■ **DATA SECTION**
-.-.-

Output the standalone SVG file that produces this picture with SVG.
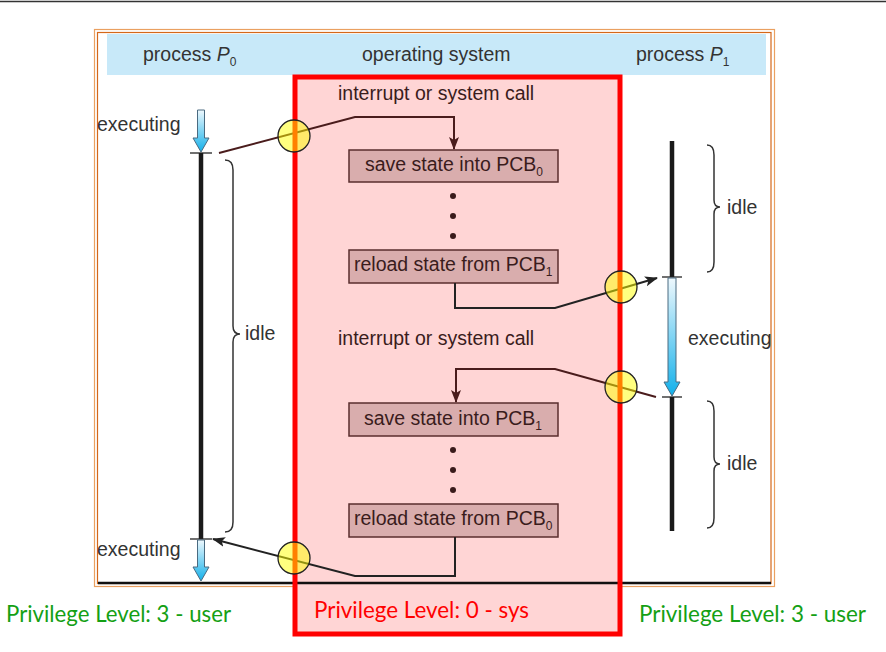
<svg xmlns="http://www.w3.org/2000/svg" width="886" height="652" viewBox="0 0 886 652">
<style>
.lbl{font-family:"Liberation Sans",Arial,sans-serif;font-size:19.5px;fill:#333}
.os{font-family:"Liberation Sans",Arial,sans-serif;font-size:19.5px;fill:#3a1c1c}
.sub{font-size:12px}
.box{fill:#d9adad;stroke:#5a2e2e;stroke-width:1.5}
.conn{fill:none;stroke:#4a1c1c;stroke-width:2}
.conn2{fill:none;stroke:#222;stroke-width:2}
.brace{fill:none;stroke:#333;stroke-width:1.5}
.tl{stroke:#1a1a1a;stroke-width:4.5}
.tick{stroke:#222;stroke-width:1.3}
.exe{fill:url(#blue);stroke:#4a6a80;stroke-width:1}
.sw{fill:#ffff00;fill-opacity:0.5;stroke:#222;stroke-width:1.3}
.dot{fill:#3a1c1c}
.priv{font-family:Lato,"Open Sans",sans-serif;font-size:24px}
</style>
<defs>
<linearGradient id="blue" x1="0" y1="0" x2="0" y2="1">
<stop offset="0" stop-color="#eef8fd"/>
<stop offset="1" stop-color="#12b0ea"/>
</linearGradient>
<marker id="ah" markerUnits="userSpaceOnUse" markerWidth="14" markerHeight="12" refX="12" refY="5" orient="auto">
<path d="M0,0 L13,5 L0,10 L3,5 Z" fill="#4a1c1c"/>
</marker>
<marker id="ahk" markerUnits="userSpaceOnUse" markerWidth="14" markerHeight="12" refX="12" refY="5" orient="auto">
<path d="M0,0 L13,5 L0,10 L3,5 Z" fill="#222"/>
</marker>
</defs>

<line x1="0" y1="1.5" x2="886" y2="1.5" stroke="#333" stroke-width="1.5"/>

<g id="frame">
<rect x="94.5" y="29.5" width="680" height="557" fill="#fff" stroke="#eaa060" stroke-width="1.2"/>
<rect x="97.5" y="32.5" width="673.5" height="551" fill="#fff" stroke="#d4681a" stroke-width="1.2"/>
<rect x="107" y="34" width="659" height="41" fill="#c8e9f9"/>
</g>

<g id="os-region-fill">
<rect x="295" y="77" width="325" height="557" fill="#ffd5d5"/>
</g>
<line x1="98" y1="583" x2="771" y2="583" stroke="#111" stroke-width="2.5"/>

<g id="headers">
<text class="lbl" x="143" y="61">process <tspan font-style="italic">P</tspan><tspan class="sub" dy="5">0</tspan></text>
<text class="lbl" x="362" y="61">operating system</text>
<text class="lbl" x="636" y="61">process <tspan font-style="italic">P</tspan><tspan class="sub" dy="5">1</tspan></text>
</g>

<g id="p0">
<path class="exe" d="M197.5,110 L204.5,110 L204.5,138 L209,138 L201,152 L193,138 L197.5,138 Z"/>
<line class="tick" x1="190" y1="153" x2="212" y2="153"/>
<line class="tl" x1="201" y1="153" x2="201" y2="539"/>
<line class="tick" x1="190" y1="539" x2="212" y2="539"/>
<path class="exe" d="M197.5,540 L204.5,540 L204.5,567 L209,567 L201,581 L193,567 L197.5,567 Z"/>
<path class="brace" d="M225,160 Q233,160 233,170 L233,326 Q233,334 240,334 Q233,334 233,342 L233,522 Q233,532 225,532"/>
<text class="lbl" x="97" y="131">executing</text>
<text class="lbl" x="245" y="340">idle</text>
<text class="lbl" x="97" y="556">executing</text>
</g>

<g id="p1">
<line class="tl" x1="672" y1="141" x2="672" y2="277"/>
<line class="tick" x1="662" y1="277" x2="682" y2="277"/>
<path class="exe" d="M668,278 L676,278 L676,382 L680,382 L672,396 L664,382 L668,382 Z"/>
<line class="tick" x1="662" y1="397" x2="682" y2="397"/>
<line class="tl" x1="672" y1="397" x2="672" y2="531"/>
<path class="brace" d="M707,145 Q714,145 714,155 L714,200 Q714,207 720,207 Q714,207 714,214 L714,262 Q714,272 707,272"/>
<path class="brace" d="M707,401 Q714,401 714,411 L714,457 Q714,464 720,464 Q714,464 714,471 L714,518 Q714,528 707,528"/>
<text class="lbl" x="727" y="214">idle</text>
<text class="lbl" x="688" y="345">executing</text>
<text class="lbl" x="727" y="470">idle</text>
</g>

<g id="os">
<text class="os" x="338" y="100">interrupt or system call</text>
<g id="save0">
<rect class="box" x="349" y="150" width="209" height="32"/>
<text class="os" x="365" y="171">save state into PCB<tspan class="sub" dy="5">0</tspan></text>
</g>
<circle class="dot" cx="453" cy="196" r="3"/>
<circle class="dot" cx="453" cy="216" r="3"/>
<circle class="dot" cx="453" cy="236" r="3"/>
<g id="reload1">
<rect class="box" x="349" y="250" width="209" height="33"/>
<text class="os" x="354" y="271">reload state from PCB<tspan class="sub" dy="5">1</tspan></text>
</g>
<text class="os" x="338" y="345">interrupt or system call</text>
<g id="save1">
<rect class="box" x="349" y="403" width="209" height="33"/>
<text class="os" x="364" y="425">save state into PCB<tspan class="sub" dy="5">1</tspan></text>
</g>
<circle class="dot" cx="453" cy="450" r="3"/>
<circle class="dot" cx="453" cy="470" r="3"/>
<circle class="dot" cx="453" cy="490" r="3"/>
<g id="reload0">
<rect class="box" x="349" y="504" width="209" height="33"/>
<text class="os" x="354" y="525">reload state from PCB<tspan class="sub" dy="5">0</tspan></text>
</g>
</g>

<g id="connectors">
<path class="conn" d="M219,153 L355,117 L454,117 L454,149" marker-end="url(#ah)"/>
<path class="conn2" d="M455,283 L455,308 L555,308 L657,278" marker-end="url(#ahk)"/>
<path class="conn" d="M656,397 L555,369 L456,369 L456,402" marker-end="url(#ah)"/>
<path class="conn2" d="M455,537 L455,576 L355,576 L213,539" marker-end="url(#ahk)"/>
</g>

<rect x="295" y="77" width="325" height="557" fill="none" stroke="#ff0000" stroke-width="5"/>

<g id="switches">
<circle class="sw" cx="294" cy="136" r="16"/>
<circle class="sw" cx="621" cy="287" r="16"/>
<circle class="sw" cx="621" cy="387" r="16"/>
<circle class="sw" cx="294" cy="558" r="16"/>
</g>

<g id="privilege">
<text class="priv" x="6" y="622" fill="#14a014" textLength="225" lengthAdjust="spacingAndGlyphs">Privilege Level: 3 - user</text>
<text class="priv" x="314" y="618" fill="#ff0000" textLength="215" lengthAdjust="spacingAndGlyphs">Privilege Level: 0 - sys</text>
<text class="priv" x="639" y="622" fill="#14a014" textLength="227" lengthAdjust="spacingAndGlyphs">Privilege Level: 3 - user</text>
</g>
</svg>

-.-.-

■ **CHALLENGE**
Take the data above and repeat it exactly, leaving each picture out.

■ **TASK OUTPUT**
Output the standalone SVG file that produces this picture with SVG.
<svg xmlns="http://www.w3.org/2000/svg" width="886" height="652" viewBox="0 0 886 652">
<style>
.lbl{font-family:"Liberation Sans",Arial,sans-serif;font-size:19.5px;fill:#333}
.os{font-family:"Liberation Sans",Arial,sans-serif;font-size:19.5px;fill:#3a1c1c}
.sub{font-size:12px}
.box{fill:#d9adad;stroke:#5a2e2e;stroke-width:1.5}
.conn{fill:none;stroke:#4a1c1c;stroke-width:2}
.conn2{fill:none;stroke:#222;stroke-width:2}
.brace{fill:none;stroke:#333;stroke-width:1.5}
.tl{stroke:#1a1a1a;stroke-width:4.5}
.tick{stroke:#222;stroke-width:1.3}
.exe{fill:url(#blue);stroke:#4a6a80;stroke-width:1}
.sw{fill:#ffff00;fill-opacity:0.5;stroke:#222;stroke-width:1.3}
.dot{fill:#3a1c1c}
.priv{font-family:Lato,"Open Sans",sans-serif;font-size:24px}
</style>
<defs>
<linearGradient id="blue" x1="0" y1="0" x2="0" y2="1">
<stop offset="0" stop-color="#eef8fd"/>
<stop offset="1" stop-color="#12b0ea"/>
</linearGradient>
<marker id="ah" markerUnits="userSpaceOnUse" markerWidth="14" markerHeight="12" refX="12" refY="5" orient="auto">
<path d="M0,0 L13,5 L0,10 L3,5 Z" fill="#4a1c1c"/>
</marker>
<marker id="ahk" markerUnits="userSpaceOnUse" markerWidth="14" markerHeight="12" refX="12" refY="5" orient="auto">
<path d="M0,0 L13,5 L0,10 L3,5 Z" fill="#222"/>
</marker>
</defs>

<line x1="0" y1="1.5" x2="886" y2="1.5" stroke="#333" stroke-width="1.5"/>

<g id="frame">
<rect x="94.5" y="29.5" width="680" height="557" fill="#fff" stroke="#eaa060" stroke-width="1.2"/>
<rect x="97.5" y="32.5" width="673.5" height="551" fill="#fff" stroke="#d4681a" stroke-width="1.2"/>
<rect x="107" y="34" width="659" height="41" fill="#c8e9f9"/>
</g>

<g id="os-region-fill">
<rect x="295" y="77" width="325" height="557" fill="#ffd5d5"/>
</g>
<line x1="98" y1="583" x2="771" y2="583" stroke="#111" stroke-width="2.5"/>

<g id="headers">
<text class="lbl" x="143" y="61">process <tspan font-style="italic">P</tspan><tspan class="sub" dy="5">0</tspan></text>
<text class="lbl" x="362" y="61">operating system</text>
<text class="lbl" x="636" y="61">process <tspan font-style="italic">P</tspan><tspan class="sub" dy="5">1</tspan></text>
</g>

<g id="p0">
<path class="exe" d="M197.5,110 L204.5,110 L204.5,138 L209,138 L201,152 L193,138 L197.5,138 Z"/>
<line class="tick" x1="190" y1="153" x2="212" y2="153"/>
<line class="tl" x1="201" y1="153" x2="201" y2="539"/>
<line class="tick" x1="190" y1="539" x2="212" y2="539"/>
<path class="exe" d="M197.5,540 L204.5,540 L204.5,567 L209,567 L201,581 L193,567 L197.5,567 Z"/>
<path class="brace" d="M225,160 Q233,160 233,170 L233,326 Q233,334 240,334 Q233,334 233,342 L233,522 Q233,532 225,532"/>
<text class="lbl" x="97" y="131">executing</text>
<text class="lbl" x="245" y="340">idle</text>
<text class="lbl" x="97" y="556">executing</text>
</g>

<g id="p1">
<line class="tl" x1="672" y1="141" x2="672" y2="277"/>
<line class="tick" x1="662" y1="277" x2="682" y2="277"/>
<path class="exe" d="M668,278 L676,278 L676,382 L680,382 L672,396 L664,382 L668,382 Z"/>
<line class="tick" x1="662" y1="397" x2="682" y2="397"/>
<line class="tl" x1="672" y1="397" x2="672" y2="531"/>
<path class="brace" d="M707,145 Q714,145 714,155 L714,200 Q714,207 720,207 Q714,207 714,214 L714,262 Q714,272 707,272"/>
<path class="brace" d="M707,401 Q714,401 714,411 L714,457 Q714,464 720,464 Q714,464 714,471 L714,518 Q714,528 707,528"/>
<text class="lbl" x="727" y="214">idle</text>
<text class="lbl" x="688" y="345">executing</text>
<text class="lbl" x="727" y="470">idle</text>
</g>

<g id="os">
<text class="os" x="338" y="100">interrupt or system call</text>
<g id="save0">
<rect class="box" x="349" y="150" width="209" height="32"/>
<text class="os" x="365" y="171">save state into PCB<tspan class="sub" dy="5">0</tspan></text>
</g>
<circle class="dot" cx="453" cy="196" r="3"/>
<circle class="dot" cx="453" cy="216" r="3"/>
<circle class="dot" cx="453" cy="236" r="3"/>
<g id="reload1">
<rect class="box" x="349" y="250" width="209" height="33"/>
<text class="os" x="354" y="271">reload state from PCB<tspan class="sub" dy="5">1</tspan></text>
</g>
<text class="os" x="338" y="345">interrupt or system call</text>
<g id="save1">
<rect class="box" x="349" y="403" width="209" height="33"/>
<text class="os" x="364" y="425">save state into PCB<tspan class="sub" dy="5">1</tspan></text>
</g>
<circle class="dot" cx="453" cy="450" r="3"/>
<circle class="dot" cx="453" cy="470" r="3"/>
<circle class="dot" cx="453" cy="490" r="3"/>
<g id="reload0">
<rect class="box" x="349" y="504" width="209" height="33"/>
<text class="os" x="354" y="525">reload state from PCB<tspan class="sub" dy="5">0</tspan></text>
</g>
</g>

<g id="connectors">
<path class="conn" d="M219,153 L355,117 L454,117 L454,149" marker-end="url(#ah)"/>
<path class="conn2" d="M455,283 L455,308 L555,308 L657,278" marker-end="url(#ahk)"/>
<path class="conn" d="M656,397 L555,369 L456,369 L456,402" marker-end="url(#ah)"/>
<path class="conn2" d="M455,537 L455,576 L355,576 L213,539" marker-end="url(#ahk)"/>
</g>

<rect x="295" y="77" width="325" height="557" fill="none" stroke="#ff0000" stroke-width="5"/>

<g id="switches">
<circle class="sw" cx="294" cy="136" r="16"/>
<circle class="sw" cx="621" cy="287" r="16"/>
<circle class="sw" cx="621" cy="387" r="16"/>
<circle class="sw" cx="294" cy="558" r="16"/>
</g>

<g id="privilege">
<text class="priv" x="6" y="622" fill="#14a014" textLength="225" lengthAdjust="spacingAndGlyphs">Privilege Level: 3 - user</text>
<text class="priv" x="314" y="618" fill="#ff0000" textLength="215" lengthAdjust="spacingAndGlyphs">Privilege Level: 0 - sys</text>
<text class="priv" x="639" y="622" fill="#14a014" textLength="227" lengthAdjust="spacingAndGlyphs">Privilege Level: 3 - user</text>
</g>
</svg>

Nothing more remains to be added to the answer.